Hurley strolls through the jungle, looking for something. He finds it, wrapped up, stashed in a small stand of trees. He unwraps the package, gingerly, for it is a few sticks of dynamite. You know, there's no problem that can't be solved with a couple sticks of dynamite, I always say.
Flashback to Hurley and Qualls ripping off garden gnomes from some poor middle-class sap. They've got dozens stashed in the back of Qualls's van, which they then are arranging artfully on the front of some other poor middle-class sap's front lawn.

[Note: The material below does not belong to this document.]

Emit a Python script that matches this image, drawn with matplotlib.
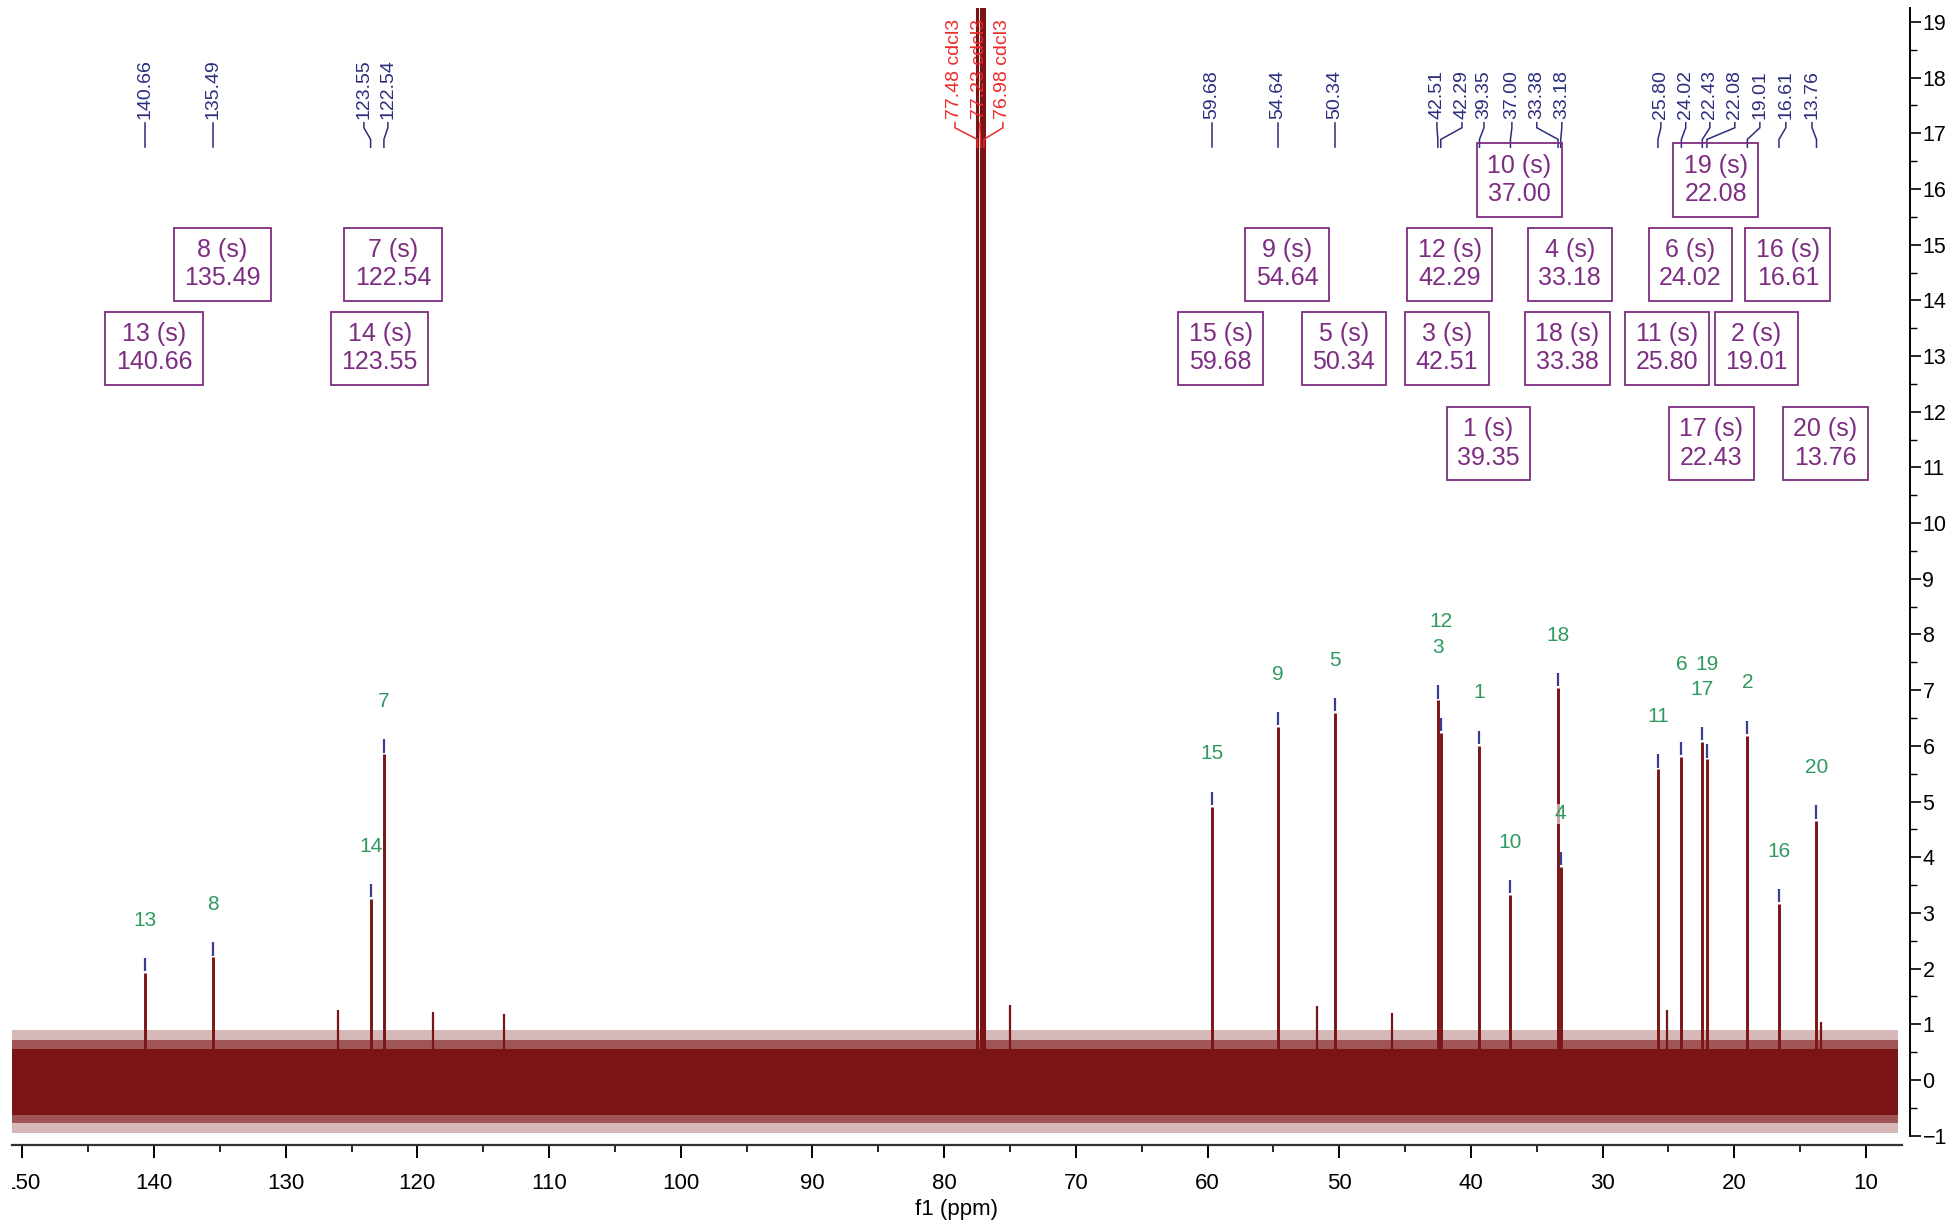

Said sap comes out the front door and Hurley and Qualls skedaddle, leaving a gnome-spelled "CLUCK YOU" on the front lawn of Randy II. (Qualls even yells, "Cluck you, Randy!" as they peel on out, laughing.)
A jubilant DJ Qualls tells Hurley (who he calls "Huggy Bear") that if there's anything else he wants to do, he better speak up, because their day off is almost at an end, and in the morning they're going to have to find new employment. He suggests a couple of places, one of which's main attraction is apparently a chick that Qualls digs. Hurley, enjoying the fuck out of his life, asks Qualls to promise that whatever happens, they'll never change. That this'll never change. You know where he's going with this, but you have to think that when he and Starla settle down to have little Hurley Jrs., he's not going to have as much time to bomb around in vans stealing lawn gnomes. At least, you'd hope not. Qualls thinks he's finally figured out why Hurley's been acting weird lately: he's going to have the stomach-stapling surgery done (nice job in nailing the affectionate teasing that only close friends get to do), but Hurley says he's not having surgery. "Aw, c'mon man, it's cool. I could still be all surprised and be like, 'Oh my, Hurley. Is that you?'" Hurley laughs, but still makes him promise that the two of them will always stay the same, and Qualls drops a little Outsiders on him: "Not only will I stay gold, Ponyboy, I will drink to it." He takes out his wallet, looks in it. "Can I borrow two bucks?" Hurley starts laughing.
Back down in the hatch-hole Costco, Hurley's become quite adept at setting dynamite now, I see. He's sticking the fuse in one of the pieces when Rose comes in. "What have you got there, Hurley?" Hurley can't really come up with a cover story. I mean, it's dynamite. So he just admits what it is. Rose asks what he's doing with it, and he says he's sorry, but he can't let it happen again.